<87>L'Électeur avait des prétentions sur les duchés de Jägerndorf, Ratibor, Oppeln, Brieg, Wohlau et Liegnitz, situés en Silésie : ces duchés lui étaient dévolus en toute justice par des traités de confraternité faits avec les princes qui les avaient possédés, et confirmés par les rois de Bohême. Il se flatta d'avoir trouvé une conjoncture favorable pour demander à l'Empereur qu'il fît justice à ses prétentions, et il sollicita en même temps l'investiture de Magdebourg. Léopold, qui ne connaissait de droits que les siens, de prétentions que celles de la maison d'Autriche, et de justice que sa fierté, accorda ce qu'il ne pouvait pas refuser, c'est-à-dire l'investiture du duché de Magdebourg. Il fit une tentative pour obtenir deux mille hommes de troupes brandebourgeoises, qu'il voulait faire servir dans la guerre contre les Turcs; mais l'Électeur était trop mécontent de lui, pour les lui accorder : deux mille Brandebourgeois se joignirent aux troupes de Sobieski, et aidèrent les Polonais à repousser les Turcs qui les attaquaient.

Tous les événements semblaient concourir aux avantages de l'Électeur.
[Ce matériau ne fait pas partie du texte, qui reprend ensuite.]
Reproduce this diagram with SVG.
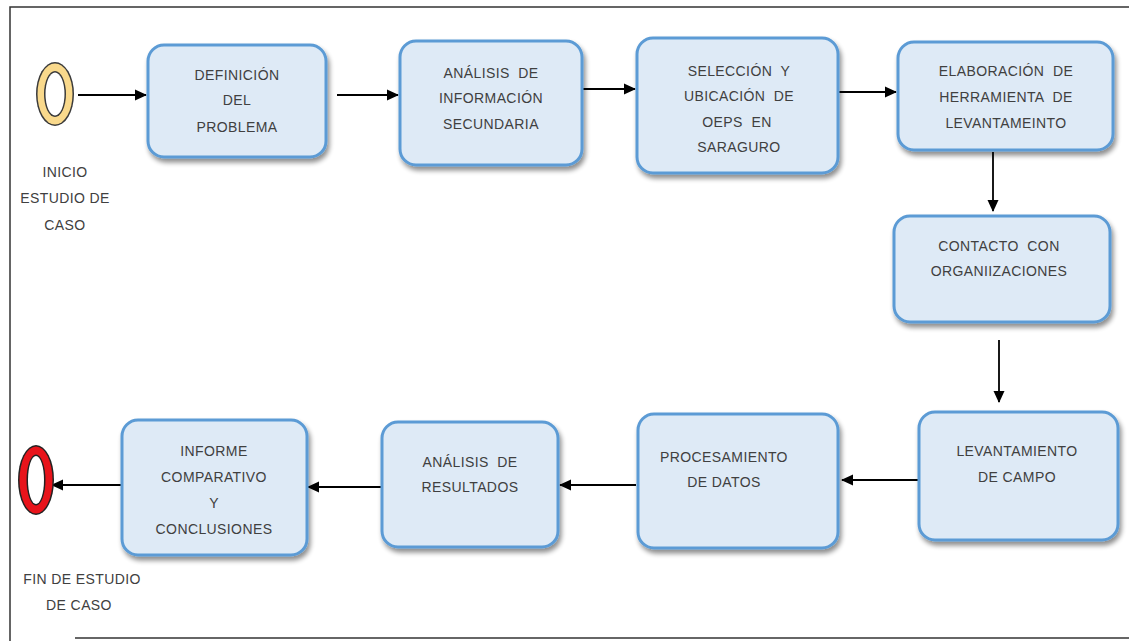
<svg xmlns="http://www.w3.org/2000/svg" width="1129" height="641" viewBox="0 0 1129 641">
<style>
.node{fill:#DEEAF6;stroke:#5B9BD5;stroke-width:3;filter:url(#sh)}
.t{font-family:"Liberation Sans",Arial,sans-serif;font-size:14px;letter-spacing:0.4px;fill:#404040;text-anchor:middle;white-space:pre}
.c{stroke:#000;stroke-width:1.8;fill:none;marker-end:url(#ah)}
.frame{stroke:#333;stroke-width:1.5;fill:none}
</style>
<defs>
<filter id="sh" x="-10%" y="-10%" width="125%" height="130%">
<feGaussianBlur in="SourceAlpha" stdDeviation="2.5"/>
<feOffset dx="2" dy="4" result="b"/>
<feComponentTransfer><feFuncA type="linear" slope="0.45"/></feComponentTransfer>
<feMerge><feMergeNode/><feMergeNode in="SourceGraphic"/></feMerge>
</filter>
<marker id="ah" markerWidth="12" markerHeight="12" refX="11" refY="6" orient="auto" markerUnits="userSpaceOnUse">
<path d="M0,0.5 L12,6 L0,11.5 z" fill="#000"/>
</marker>
</defs>
<rect width="1129" height="641" fill="#fff"/>
<g id="frame">
<path class="frame" d="M10,641 V7 H1129"/>
<path class="frame" d="M75,638 H1129" stroke="#555"/>
</g>
<g id="connectors">
<path class="c" d="M78,95 H146"/>
<path class="c" d="M337,95 H398"/>
<path class="c" d="M572,89 H635"/>
<path class="c" d="M838,92 H896"/>
<path class="c" d="M993,152 V211"/>
<path class="c" d="M999,340 V402"/>
<path class="c" d="M919,480 H842"/>
<path class="c" d="M636,485 H560"/>
<path class="c" d="M382,487 H308"/>
<path class="c" d="M122,485 H52"/>
</g>
<g id="inicio">
<ellipse cx="55" cy="94" rx="19" ry="32" fill="#3a3a3a"/>
<ellipse cx="55" cy="94" rx="17.5" ry="30.5" fill="#F9D98C"/>
<ellipse cx="55" cy="94" rx="11" ry="23" fill="#3a3a3a"/>
<ellipse cx="55" cy="94" rx="9.5" ry="21.5" fill="#fff"/>
<text class="t" x="65" y="177">INICIO</text>
<text class="t" x="65" y="203">ESTUDIO DE</text>
<text class="t" x="65" y="230">CASO</text>
</g>
<g id="fin">
<ellipse cx="36" cy="480" rx="18" ry="35" fill="#222"/>
<ellipse cx="36" cy="480" rx="16.5" ry="33.5" fill="#E8141B"/>
<ellipse cx="36" cy="480" rx="9.5" ry="25.5" fill="#222"/>
<ellipse cx="36" cy="480" rx="8" ry="24" fill="#fff"/>
<text class="t" x="82" y="584">FIN DE ESTUDIO</text>
<text class="t" x="79" y="610">DE CASO</text>
</g>
<g id="definicion">
<rect class="node" x="148" y="45" width="178" height="112" rx="16"/>
<text class="t" x="237" y="80">DEFINICIÓN</text>
<text class="t" x="237" y="105">DEL</text>
<text class="t" x="237" y="132">PROBLEMA</text>
</g>
<g id="analisis-info">
<rect class="node" x="400" y="41" width="182" height="124" rx="16"/>
<text class="t" x="491" y="78" xml:space="preserve">ANÁLISIS  DE</text>
<text class="t" x="491" y="103">INFORMACIÓN</text>
<text class="t" x="491" y="129">SECUNDARIA</text>
</g>
<g id="seleccion">
<rect class="node" x="637" y="38" width="201" height="135" rx="16"/>
<text class="t" x="739" y="76" xml:space="preserve">SELECCIÓN  Y</text>
<text class="t" x="739" y="101" xml:space="preserve">UBICACIÓN  DE</text>
<text class="t" x="737" y="127" xml:space="preserve">OEPS  EN</text>
<text class="t" x="739" y="152">SARAGURO</text>
</g>
<g id="elaboracion">
<rect class="node" x="898" y="42" width="215" height="108" rx="16"/>
<text class="t" x="1006" y="76" xml:space="preserve">ELABORACIÓN  DE</text>
<text class="t" x="1006" y="102" xml:space="preserve">HERRAMIENTA  DE</text>
<text class="t" x="1006" y="128">LEVANTAMEINTO</text>
</g>
<g id="contacto">
<rect class="node" x="894" y="216" width="216" height="106" rx="16"/>
<text class="t" x="999" y="251" xml:space="preserve">CONTACTO  CON</text>
<text class="t" x="999" y="276">ORGANIIZACIONES</text>
</g>
<g id="levantamiento">
<rect class="node" x="919" y="412" width="199" height="128" rx="16"/>
<text class="t" x="1017" y="456">LEVANTAMIENTO</text>
<text class="t" x="1017" y="482">DE CAMPO</text>
</g>
<g id="procesamiento">
<rect class="node" x="638" y="414" width="200" height="134" rx="16"/>
<text class="t" x="724" y="462">PROCESAMIENTO</text>
<text class="t" x="724" y="487">DE DATOS</text>
</g>
<g id="analisis-res">
<rect class="node" x="382" y="422" width="176" height="125" rx="16"/>
<text class="t" x="470" y="467" xml:space="preserve">ANÁLISIS  DE</text>
<text class="t" x="470" y="492">RESULTADOS</text>
</g>
<g id="informe">
<rect class="node" x="122" y="420" width="185" height="135" rx="16"/>
<text class="t" x="214" y="456">INFORME</text>
<text class="t" x="214" y="482">COMPARATIVO</text>
<text class="t" x="214" y="508">Y</text>
<text class="t" x="214" y="534">CONCLUSIONES</text>
</g>
</svg>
Louis XIV dont la politique avait protégé les protestants d'Allemagne contre l'Empereur, persécuta ceux de son royaume qui étaient inquiets et remuants, et il troubla la France par la révocation du fameux édit de Nantes. Il se fit une émigration dont on n'avait guère vu d'exemples dans l'histoire : un peuple entier sortit du royaume par esprit de parti, en haine du pape, et pour recevoir sous un autre ciel la communion sous les deux espèces. Quatre cent mille âmes s'expatrièrent ainsi et abandonnèrent tous leurs biens, pour détonner dans d'autres temples les vieux psaumes de Clément Marot; beaucoup enrichirent l'Angleterre et la Hollande de leur industrie; vingt mille Français s'établirent dans les États de l'Électeur. Leur nombre répara en partie le dépeuplement causé par la guerre de trente ans. Frédéric-Guillaume les reçut avec la compassion qu'on doit aux malheureux, et avec la générosité d'un prince qui encourage les possesseurs d'arts utiles à ses peuples. Cette colonie prospéra toujours, et récompensa son bienfaiteur de sa protection; l'électorat de Brandebourg puisa depuis dans son propre sein une infinité de marchandises qu'auparavant il avait été obligé d'acheter de l'étranger.